• Goal of the exercise: Search the material below for the string "script" and extract each line that has it.

^^^^^^^^^^^^^^^^

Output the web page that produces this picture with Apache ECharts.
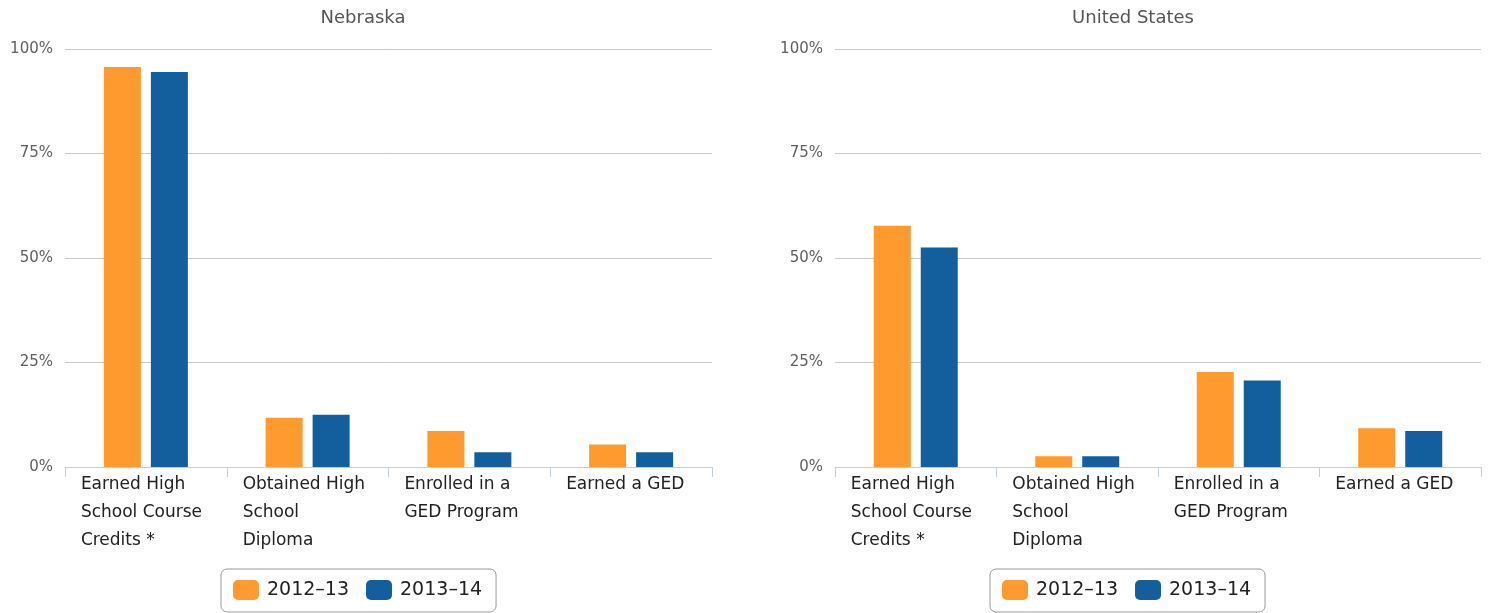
<!DOCTYPE html>
<html>
<head>
<meta charset="utf-8">
<script src="https://cdn.jsdelivr.net/npm/echarts@6/dist/echarts.min.js"></script>
<style>html,body{margin:0;padding:0;background:#fff}#c{width:1492px;height:613px}</style>
</head>
<body>
<div id="c"></div>
<script>
const categories = ['Earned High\nSchool Course\nCredits *', 'Obtained High\nSchool\nDiploma', 'Enrolled in a\nGED Program', 'Earned a GED'];
const seriesNames = ['2012–13', '2013–14'];
const nebraska2012 = [95.7, 11.8, 8.6, 5.4];
const nebraska2013 = [94.5, 12.5, 3.5, 3.5];
const us2012 = [57.7, 2.6, 22.7, 9.3];
const us2013 = [52.5, 2.6, 20.7, 8.6];
const yTicks = [0, 25, 50, 75, 100];

const FONT = 'DejaVu Sans';
const ORANGE = '#FF9A2E';
const BLUE = '#135E9C';

const chart = echarts.init(document.getElementById('c'), null, {renderer: 'canvas'});

function xAxis(gi) {
  return {
    type: 'category', gridIndex: gi, data: categories,
    axisLine: {lineStyle: {color: '#C0D0E0', width: 1}},
    axisTick: {show: true, length: 10, lineStyle: {color: '#C0D0E0'}},
    axisLabel: {
      interval: 0, margin: 4,
      formatter: v => v.split('\n').map(s => '{a|' + s + '}').join('\n'),
      rich: {a: {width: 130, align: 'left', fontFamily: FONT, fontSize: 17, lineHeight: 28, color: '#222'}}
    }
  };
}
function yAxis(gi) {
  return {
    type: 'value', gridIndex: gi, min: yTicks[0], max: yTicks[yTicks.length - 1], interval: 25,
    axisLine: {show: false}, axisTick: {show: false},
    splitLine: {lineStyle: {color: '#C8C8C8', width: 1}},
    axisLabel: {formatter: '{value}%', margin: 12, fontFamily: FONT, fontSize: 15, color: '#606060', padding: [3, 0, 0, 0]}
  };
}
function bar(name, data, gi, color) {
  return {
    name, type: 'bar', xAxisIndex: gi, yAxisIndex: gi, data,
    barWidth: 37, barGap: '27%',
    itemStyle: {color}, emphasis: {disabled: true}
  };
}
function legend(left) {
  return {
    data: seriesNames, left: left, top: 569, orient: 'horizontal',
    itemWidth: 26, itemHeight: 20, itemGap: 17, icon: 'roundRect',
    borderColor: '#999', borderWidth: 1, borderRadius: 6, padding: [11, 14, 12, 12],
    textStyle: {fontFamily: FONT, fontSize: 19, color: '#222', padding: [0, 0, 0, 3]}
  };
}

chart.setOption({
  animation: false,
  title: [
    {text: 'Nebraska', left: 358, top: 4, textAlign: 'center', textStyle: {fontFamily: FONT, fontSize: 18, fontWeight: 'normal', color: '#555'}},
    {text: 'United States', left: 1128, top: 4, textAlign: 'center', textStyle: {fontFamily: FONT, fontSize: 18, fontWeight: 'normal', color: '#555'}}
  ],
  grid: [
    {left: 65, width: 647, top: 49, height: 418},
    {left: 835, width: 646, top: 49, height: 418}
  ],
  xAxis: [xAxis(0), xAxis(1)],
  yAxis: [yAxis(0), yAxis(1)],
  legend: [legend(221), legend(990)],
  series: [
    bar(seriesNames[0], nebraska2012, 0, ORANGE),
    bar(seriesNames[1], nebraska2013, 0, BLUE),
    bar(seriesNames[0], us2012, 1, ORANGE),
    bar(seriesNames[1], us2013, 1, BLUE)
  ]
});
</script>
</body>
</html>
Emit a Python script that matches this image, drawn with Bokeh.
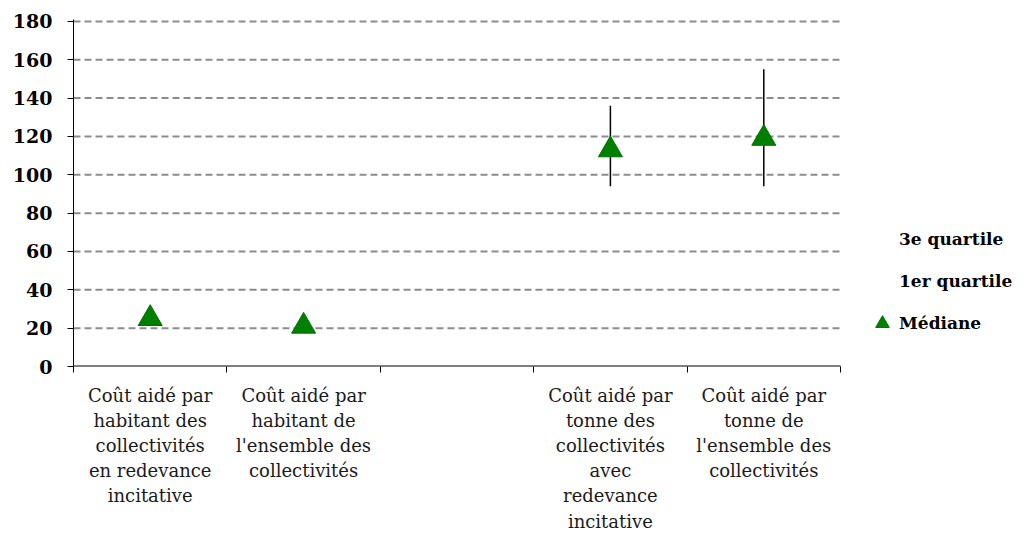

^^^^^^^^^^^^^^^^

• Exercise output:
<script src="https://cdn.jsdelivr.net/npm/echarts@6/dist/echarts.min.js"></script>
<script>
</script>
Emit a Python script that matches this image, drawn with Bokeh.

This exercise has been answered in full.